Senator Hogan was Vice-Chairman of the Budget and Taxation Committee. Senator Ulysses Currie (D-25) of Prince George's County was the Chairman, so Hogan was next in line. When Hogan retired, a prominent Rockville politician told me, "It's devastating to lose P.J. We are going to get screwed." Shortly afterwards, the Special Session passed an income tax hike that relied disproportionately on revenue from Montgomery County because of its progressive nature. An even greater targeting of Montgomery County taxpayers was the reason much of the county's state delegation fought bitterly, and ultimately unsuccessfully, against the millionaire tax.
Hogan's departure resulted in the promotion of Senator Edward Kasemeyer (D-12) to the Vice Chairman position. Longtime Montgomery County Delegate Marilyn Goldwater (D-16) left around the same time, prompting this observation from the Gazette:
The leadership changes leave Montgomery, the state’s largest jurisdiction, with a single committee chairman in each chamber and House Majority Leader Kumar P. Barve (D-Dist. 17) of Rockville. Baltimore city boasts three chairmen, three vice chairmen and the majority whips in each chamber; Prince George’s County has three chairmen and one vice chairman in the General Assembly.Montgomery County's committee chairs include the Senate Judicial Proceedings Committee (held by District 16 Senator Brian Frosh) and the House Ways and Means Committee (held by District 20 Delegate Sheila Hixson).
Senator Currie appears to be in some trouble.
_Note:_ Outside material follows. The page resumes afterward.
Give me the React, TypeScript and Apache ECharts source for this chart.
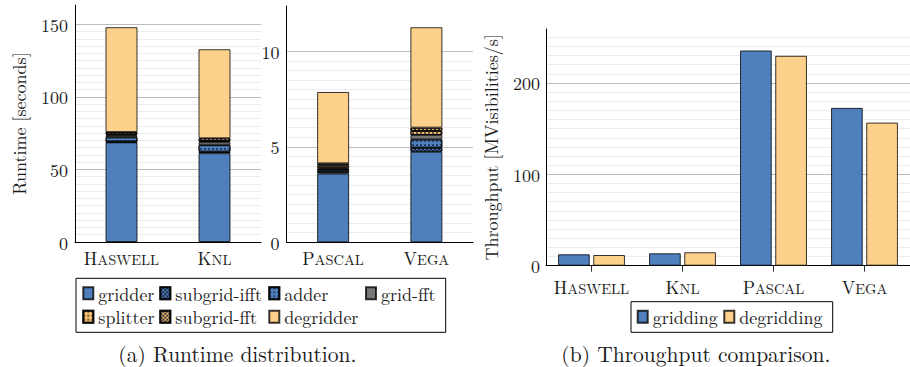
import React, { useEffect, useRef } from "react";
import * as echarts from "echarts";

// ---------- data ----------
const cpuArchs = ["Haswell", "KNL"];
const gpuArchs = ["Pascal", "Vega"];
const allArchs = ["Haswell", "KNL", "Pascal", "Vega"];
const kernels = ["gridder", "subgrid-ifft", "adder", "grid-fft", "splitter", "subgrid-fft", "degridder"];
// runtime [s], order: Haswell, KNL, Pascal, Vega
const gridderRt = [68.7, 61.2, 3.6, 4.74];
const subgridIfftRt = [0.5, 1.0, 0.12, 0.21];
const adderRt = [3.0, 4.6, 0.12, 0.44];
const gridFftRt = [1.2, 2.0, 0.06, 0.23];
const splitterRt = [0.8, 0.8, 0.12, 0.21];
const subgridFftRt = [1.6, 1.9, 0.11, 0.17];
const degridderRt = [72.3, 61.4, 3.74, 5.26];
// throughput [MVisibilities/s]
const throughputSeries = ["gridding", "degridding"];
const griddingTp = [12.5, 13.6, 235.5, 172.7];
const degriddingTp = [11.7, 14.7, 229.7, 156.6];
// tick labels
const cpuTicks = [0, 50, 100, 150];
const gpuTicks = [0, 5, 10];
const tpTicks = [0, 100, 200];

const runtimeByKernel: Record<string, number[]> = {
  gridder: gridderRt,
  "subgrid-ifft": subgridIfftRt,
  adder: adderRt,
  "grid-fft": gridFftRt,
  splitter: splitterRt,
  "subgrid-fft": subgridFftRt,
  degridder: degridderRt,
};

// ---------- styles ----------
const FONT = "'Latin Modern Roman', 'Liberation Serif', serif";
const TXT = "#1a1a1a";
const FS = 18;
const BLUE = "#4f7fbc";
const ORANGE = "#fdd08b";
const ORANGE2 = "#f9c068";
const GREY = "#787878";
const MAJOR = "#bdbdbd";
const MINOR = "#ececec";
const BORDER = "rgba(0,0,0,0.78)";

const checker = {
  symbol: "rect",
  symbolSize: 1,
  color: "rgba(15,25,50,0.85)",
  dashArrayX: [[2, 2], [0, 2, 2, 0]],
  dashArrayY: [2, 0],
};
const dots = {
  symbol: "circle",
  symbolSize: 0.9,
  color: "rgba(15,25,50,0.85)",
  dashArrayX: [2, 2],
  dashArrayY: [2, 2],
};

const kernelStyle: Record<string, any> = {
  gridder: { color: BLUE },
  "subgrid-ifft": { color: BLUE, decal: checker },
  adder: { color: BLUE, decal: dots },
  "grid-fft": { color: GREY },
  splitter: { color: ORANGE2, decal: dots },
  "subgrid-fft": { color: ORANGE2, decal: checker },
  degridder: { color: ORANGE },
};

function splitColors(max: number, step: number, majors: number[], minorAbove: number) {
  const arr: string[] = [];
  const n = Math.floor(max / step + 1e-9);
  for (let i = 0; i <= n; i++) {
    const v = i * step;
    const isMajor = majors.some((m) => Math.abs(m - v) < 1e-6);
    if (v > minorAbove + 1e-6) arr.push("rgba(0,0,0,0)");
    else arr.push(isMajor ? MAJOR : MINOR);
  }
  arr.push("rgba(0,0,0,0)");
  return arr;
}

function scLabel(v: string) {
  return `{a|${v[0]}}{b|${v.slice(1).toUpperCase()}}`;
}
const richSc = {
  a: { fontFamily: FONT, fontSize: 18, color: TXT, verticalAlign: "bottom" },
  b: { fontFamily: FONT, fontSize: 14.5, color: TXT, verticalAlign: "bottom" },
};

function valueAxis(grid: number, max: number, step: number, majors: number[], minorAbove: number, name: string, nameGap: number, labelMargin: number) {
  return {
    type: "value",
    gridIndex: grid,
    min: 0,
    max,
    interval: step,
    name,
    nameLocation: "middle",
    nameGap,
    nameTextStyle: { fontFamily: FONT, fontSize: FS, color: TXT },
    axisLine: { show: true, lineStyle: { color: "#000", width: 1 } },
    axisTick: { show: false },
    axisLabel: {
      margin: labelMargin,
      fontFamily: FONT,
      fontSize: FS,
      color: TXT,
      formatter: (v: number) => (majors.some((m) => Math.abs(m - v) < 1e-6) ? String(Math.round(v)) : ""),
    },
    splitLine: { show: true, lineStyle: { color: splitColors(max, step, majors, minorAbove), width: 1 } },
  };
}

function catAxis(grid: number, data: string[], ticks: boolean, margin: number) {
  return {
    type: "category",
    gridIndex: grid,
    data,
    axisLine: { show: true, lineStyle: { color: "#000", width: 1 } },
    axisTick: { show: ticks, alignWithLabel: true, length: 6, lineStyle: { color: "#333" } },
    axisLabel: { interval: 0, margin, formatter: scLabel, rich: richSc },
    splitLine: { show: false },
  };
}

export default function App() {
  const ref = useRef<HTMLDivElement>(null);
  useEffect(() => {
    if (!ref.current) return;
    const chart = echarts.init(ref.current, undefined, { renderer: "svg" });

    const series: any[] = [];
    kernels.forEach((k) => {
      const vals = runtimeByKernel[k];
      const st = kernelStyle[k];
      series.push({
        type: "bar",
        name: k,
        stack: "cpu",
        xAxisIndex: 0,
        yAxisIndex: 0,
        barWidth: 32,
        data: [vals[0], vals[1]],
        itemStyle: { ...st, borderColor: BORDER, borderWidth: 1 },
      });
      series.push({
        type: "bar",
        name: k,
        stack: "gpu",
        xAxisIndex: 1,
        yAxisIndex: 1,
        barWidth: 32,
        data: [vals[2], vals[3]],
        itemStyle: { ...st, borderColor: BORDER, borderWidth: 1 },
      });
    });
    series.push({
      type: "bar",
      name: throughputSeries[0],
      xAxisIndex: 2,
      yAxisIndex: 2,
      barWidth: 31.7,
      barGap: "11%",
      data: griddingTp,
      itemStyle: { color: BLUE, borderColor: BORDER, borderWidth: 1 },
    });
    series.push({
      type: "bar",
      name: throughputSeries[1],
      xAxisIndex: 2,
      yAxisIndex: 2,
      barWidth: 31.7,
      barGap: "11%",
      data: degriddingTp,
      itemStyle: { color: ORANGE, borderColor: BORDER, borderWidth: 1 },
    });

    const legendPos: [string, number, number][] = [
      ["gridder", 82.3, 293.3],
      ["subgrid-ifft", 159.3, 293.3],
      ["adder", 268.3, 293.3],
      ["grid-fft", 365, 293.3],
      ["splitter", 82.3, 316.7],
      ["subgrid-fft", 159.3, 316.7],
      ["degridder", 268.3, 316.7],
      ["gridding", 636.7, 316.7],
      ["degridding", 723.3, 316.7],
    ];
    const legends = legendPos.map(([n, x, y]) => ({
      data: [n],
      left: x,
      top: y - 9,
      padding: 0,
      itemWidth: 10,
      itemHeight: 12,
      icon: "rect",
      selectedMode: false,
      textStyle: { fontFamily: FONT, fontSize: FS, color: TXT },
    }));

    chart.setOption({
      animation: false,
      backgroundColor: "#fff",
      grid: [
        { left: 75, top: 5, width: 186, height: 237 },
        { left: 286.5, top: 6, width: 186.5, height: 236.3 },
        { left: 546, top: 29, width: 372, height: 236.7 },
      ],
      xAxis: [catAxis(0, cpuArchs, false, 6), catAxis(1, gpuArchs, false, 6), catAxis(2, allArchs, true, 12)],
      yAxis: [
        valueAxis(0, 163.4, 5, cpuTicks, 150, "Runtime [seconds]", 48, 7),
        valueAxis(1, 12.37, 0.5, gpuTicks, 10, "", 40, 7),
        valueAxis(2, 259, 10, tpTicks, 250, "Throughput [MVisibilities/s]", 47, 6),
      ],
      legend: legends,
      series,
      graphic: [
        { type: "rect", shape: { x: 76, y: 278.3, width: 369.7, height: 54 }, style: { fill: "none", stroke: "#000", lineWidth: 1 } },
        { type: "rect", shape: { x: 631, y: 301.7, width: 201.7, height: 30.6 }, style: { fill: "none", stroke: "#000", lineWidth: 1 } },
        { type: "text", x: 237.4, y: 352.5, style: { text: "(a) Runtime distribution.", fontFamily: FONT, fontSize: 21.5, fill: TXT, align: "center", verticalAlign: "middle" } },
        { type: "text", x: 695.9, y: 352.5, style: { text: "(b) Throughput comparison.", fontFamily: FONT, fontSize: 21.5, fill: TXT, align: "center", verticalAlign: "middle" } },
      ],
    });
    return () => chart.dispose();
  }, []);
  return <div ref={ref} style={{ position: "absolute", left: 0, top: 0, width: 910, height: 367 }} />;
}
If he falls, Kasemeyer, who represents Baltimore and Howard Counties, will be in line to become the next Senate Budget and Taxation Committee Chairman. That is good news for a Governor who is targeting swing areas in Baltimore County for his re-election. But it is bad news for Montgomery County. With a Chairman Hogan, Montgomery would have been better able to resist humiliations like this. Instead, the county's politicians will be left to ponder what might have been.